The telling of, and listening to, stories is an important part of the mission of Christ House. It is often through the stories we hear from patients that we start to learn about their history. Likewise, stories that we tell allow our friends, benefactors, and volunteers to get a more comprehensive feel for the needs of homeless persons in Washington, DC, and how the services we provide help fill some of those needs.
“Failure to Thrive”
Patrick is a patient who exemplifies the complex medical and social issues that we work with on a daily basis. Patrick’s entire family was evicted from their rental home when his brother was arrested for selling illicit drugs. Patrick’s own history with seizures, drugs, alcohol, mental illness, and pancreatitis caused him to distrust everyone around him. He chose to live in shelters rather than go to a new home with his family. The result was that Patrick had no outside social support of any kind.
From March to November 2010, he was admitted to the hospital and then returned to Christ House four times. Throughout that period, Patrick’s pancreatitis caused him to lose weight and become emaciated. Our physicians and the specialists we work with suspected cancer, but were not able to perform a biopsy because of his severely fragile state. His formal diagnosis was listed as “failure to thrive.”
As Patrick’s medical team enlisted the support of hospice, our case managers worked to secure disability income for him, completed a Vulnerability Survey with the DC Mayor’s Housing Initiative, and connected Patrick to ongoing mental health care. A decision was reluctantly made to surgically look for cancer or other reasons for his weight loss. To our great surprise, Patrick’s surgery went extremely well and he was released from hospice care as he began to improve. No cancer was found, and Patrick gained a sense of trust for our staff. He was accepted into the Mayor’s housing program, signed a lease while still in the hospital, and moved into his apartment after discharge from surgery.
Let it Snow
Randall grew up in the Southwest hearing the song Let It Snow on the radio every year around Christmas. He says that as a child, he always wondered what snow was like. Today, Randall tells us that in a sense, snow saved his life.
When Randall came to work in the District, he lived with his brother’s family as it was coming unraveled. He began drinking to deaden the arguments. One night in January 2010, Randall found that he was locked out of the house. He spent the night on the streets in a record-breaking snowstorm and later lost all of his toes to frostbite. The hospital referred Randall to Christ House where he received medical care for his amputations. After several months in a wheelchair, Randall began physical therapy and asked to be accepted into our Kairos Program that provides permanent supportive housing for formerly homeless patients who are too ill to hold full time employment.

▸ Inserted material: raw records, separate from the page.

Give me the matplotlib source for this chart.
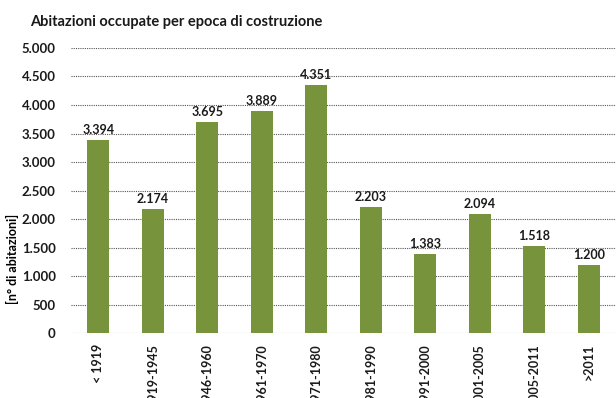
import matplotlib
matplotlib.use("Agg")
import matplotlib.pyplot as plt
from matplotlib.ticker import FuncFormatter

categories = ["< 1919", "1919-1945", "1946-1960", "1961-1970", "1971-1980",
              "1981-1990", "1991-2000", "2001-2005", "2005-2011", ">2011"]
values = [3394, 2174, 3695, 3889, 4351, 2203, 1383, 2094, 1518, 1200]
yticks = [0, 500, 1000, 1500, 2000, 2500, 3000, 3500, 4000, 4500, 5000]

plt.rcParams['font.family'] = ['Lato', 'DejaVu Sans']
plt.rcParams['font.weight'] = 'bold'

def fmt(v):
    return f"{int(v):,}".replace(",", ".")

fig = plt.figure(figsize=(6.16, 3.98), dpi=100)
ax = fig.add_axes([0.1153, 0.1633, 0.8847, 0.7161])

x = range(len(categories))
ax.bar(x, values, width=0.4, color="#77933C", zorder=3)
for xi, v in zip(x, values):
    ax.text(xi, v + 70, fmt(v), ha="center", va="bottom", fontsize=9,
            fontweight="bold", color="#1a1a1a", zorder=4)

ax.set_xlim(-0.5, len(categories) - 0.5)
ax.set_ylim(0, 5000)
ax.set_yticks(yticks)
ax.yaxis.set_major_formatter(FuncFormatter(lambda v, p: fmt(v)))
ax.set_xticks(list(x))
ax.set_xticklabels(categories, rotation=90, fontsize=9, fontweight="bold")
ax.tick_params(axis="both", length=0, pad=8, labelcolor="#1a1a1a")
ax.tick_params(axis="y", labelsize=9.5, pad=11)

ax.yaxis.grid(True, linestyle=(0, (1, 1)), color="#555555", linewidth=0.8, zorder=0)
for s in ax.spines.values():
    s.set_visible(False)

ax.set_ylabel("[n° di abitazioni]", fontsize=9, fontweight="bold")
ax.yaxis.set_label_coords(-0.095, 0.26)

fig.text(0.049, 0.945, "Abitazioni occupate per epoca di costruzione",
         fontsize=10.5, fontweight="bold", ha="left", va="center", color="#1a1a1a")

fig.savefig("out.png", dpi=100)
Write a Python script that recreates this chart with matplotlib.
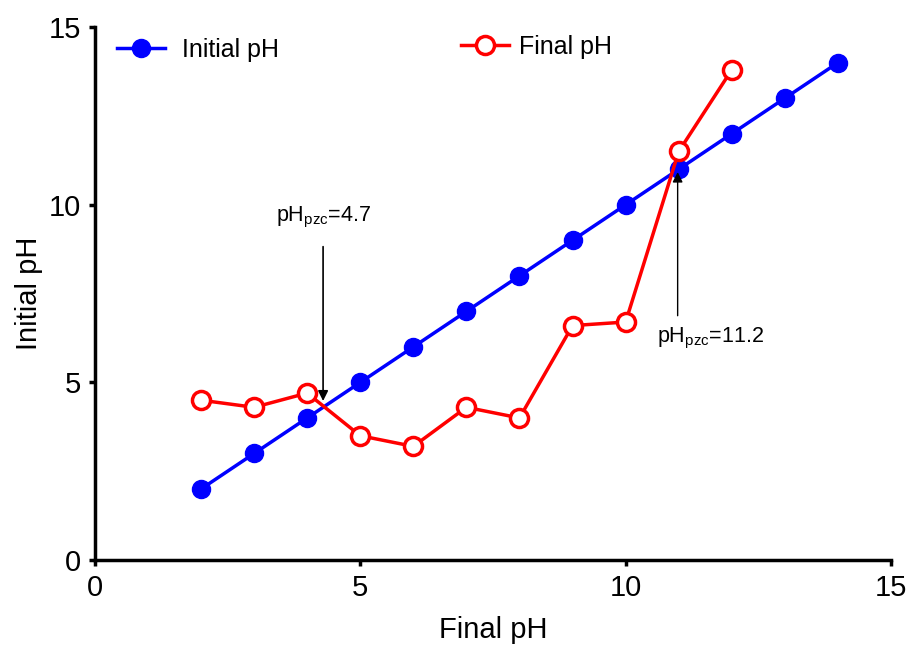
import matplotlib.pyplot as plt

plt.rcParams['font.family'] = ['Liberation Sans', 'DejaVu Sans']

# data
initial_x = [2, 3, 4, 5, 6, 7, 8, 9, 10, 11, 12, 13, 14]
initial_y = [2, 3, 4, 5, 6, 7, 8, 9, 10, 11, 12, 13, 14]
final_x = [2, 3, 4, 5, 6, 7, 8, 9, 10, 11, 12]
final_y = [4.5, 4.3, 4.7, 3.5, 3.2, 4.3, 4.0, 6.6, 6.7, 11.5, 13.8]

fig = plt.figure(figsize=(9.12, 6.46), dpi=100)
ax = fig.add_axes([0.104, 0.133, 0.873, 0.825])

l1, = ax.plot(initial_x, initial_y, color='#0000ff', lw=2.5, marker='o',
              markersize=13, label='Initial pH', zorder=3)
l2, = ax.plot(final_x, final_y, color='#ff0000', lw=2.5, marker='o',
              markersize=13, markerfacecolor='white', markeredgewidth=2.5,
              label='Final pH', zorder=4)

# pzc annotations
ax.annotate('', xy=(4.3, 4.4), xytext=(4.3, 8.9),
            arrowprops=dict(arrowstyle='-|>', color='black', lw=1.2,
                            mutation_scale=15))
ax.text(4.3, 9.3, r'pH$_{\mathregular{pzc}}$=4.7', ha='center', va='bottom',
        fontsize=15.5)
ax.annotate('', xy=(10.98, 11.0), xytext=(10.98, 6.8),
            arrowprops=dict(arrowstyle='-|>', color='black', lw=1.0,
                            mutation_scale=15))
ax.text(11.6, 6.6, r'pH$_{\mathregular{pzc}}$=11.2', ha='center', va='top',
        fontsize=15.5)

ax.set_xlim(0, 15)
ax.set_ylim(0, 15)
ax.set_xticks([0, 5, 10, 15])
ax.set_yticks([0, 5, 10, 15])
ax.set_xlabel('Final pH', fontsize=21, labelpad=10)
ax.set_ylabel('Initial pH', fontsize=21, labelpad=4)
ax.tick_params(labelsize=21, width=2.5, length=4, pad=6)
for s in ['top', 'right']:
    ax.spines[s].set_visible(False)
for s in ['left', 'bottom']:
    ax.spines[s].set_linewidth(2.5)

leg1 = ax.legend(handles=[l1], loc='upper left', bbox_to_anchor=(0.0, 1.022),
                 frameon=False, fontsize=18, handlelength=1.9,
                 handletextpad=0.7)
ax.add_artist(leg1)
ax.legend(handles=[l2], loc='upper left', bbox_to_anchor=(0.432, 1.028),
          frameon=False, fontsize=18, handlelength=1.9, handletextpad=0.4)

fig.savefig('out.png', dpi=100)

Today, Randall is a respected member of the Kairos community. He escorts patients on their medical appointments, volunteers in the dining room, and fully participates in the spiritual life of our community. Echoing the sounds of Scripture, Randall proclaims, “I was in a wheelchair when I came, but now I can walk. I can’t believe it!”
Bed Bugs and Kerosene
One day in March 2009, Harold bought a second-hand mattress. He and his wife learned the first night that it had bedbugs. While his family was gone, Harold decided to use kerosene to kill the bugs. He passed out from the fumes and woke up surrounded by fire. He suffered burns over 40 percent of his body including his head and face. Harold spent over a year in a local burn center where he underwent numerous surgeries, skin grafts, and the amputation of a finger. He was also treated for injuries to the inside of his lungs.
By the time Harold was discharged from the burn center in April 2010, he and his wife were homeless. They slept in the offices of a friend’s business while his wife treated his wounds and managed all of his medications. When she needed respite and time to look for work, a case manager referred Harold to Christ House. He arrived in October 2010 and was able to receive 24-hour nursing care, food, rest, case management services, and transportation to multiple specialists. Harold’s wife visited several times a week which helped him fight against severe depression and suicidal thoughts that sometimes affected him. After five months, Harold was moved to a local nursing home where he continued his recuperation.
Two Broken Legs
On a cold night last winter, Barry fell from a bridge while intoxicated and broke his left leg and right ankle. He insisted that his fall was an accident and not an attempt at suicide. Barry had surgery on both legs at a local hospital, but suffered several episodes of paranoid delusion and left the hospital against medical advice. He didn’t feel safe there. He was found on the street by a homeless outreach worker and referred to Christ House.
Barry was wheelchair bound with a cast on one leg and an external fixator on the other. An external fixator is an elaborate set of hardware that is used to set bone fractures when a cast does not allow proper alignment of the fracture. Since the fixator’s frame penetrates the skin, infection is always a possibility. During his stay at Christ House, we were able to provide pin care on the fixator every day. Barry was able to rest and keep both legs elevated as prescribed by his surgeon. We began psychiatric care and addictions treatment. Finally, after five months of intensive care for all of his physical and psychological needs, Barry was reunited with his family and left Christ House to stay with them.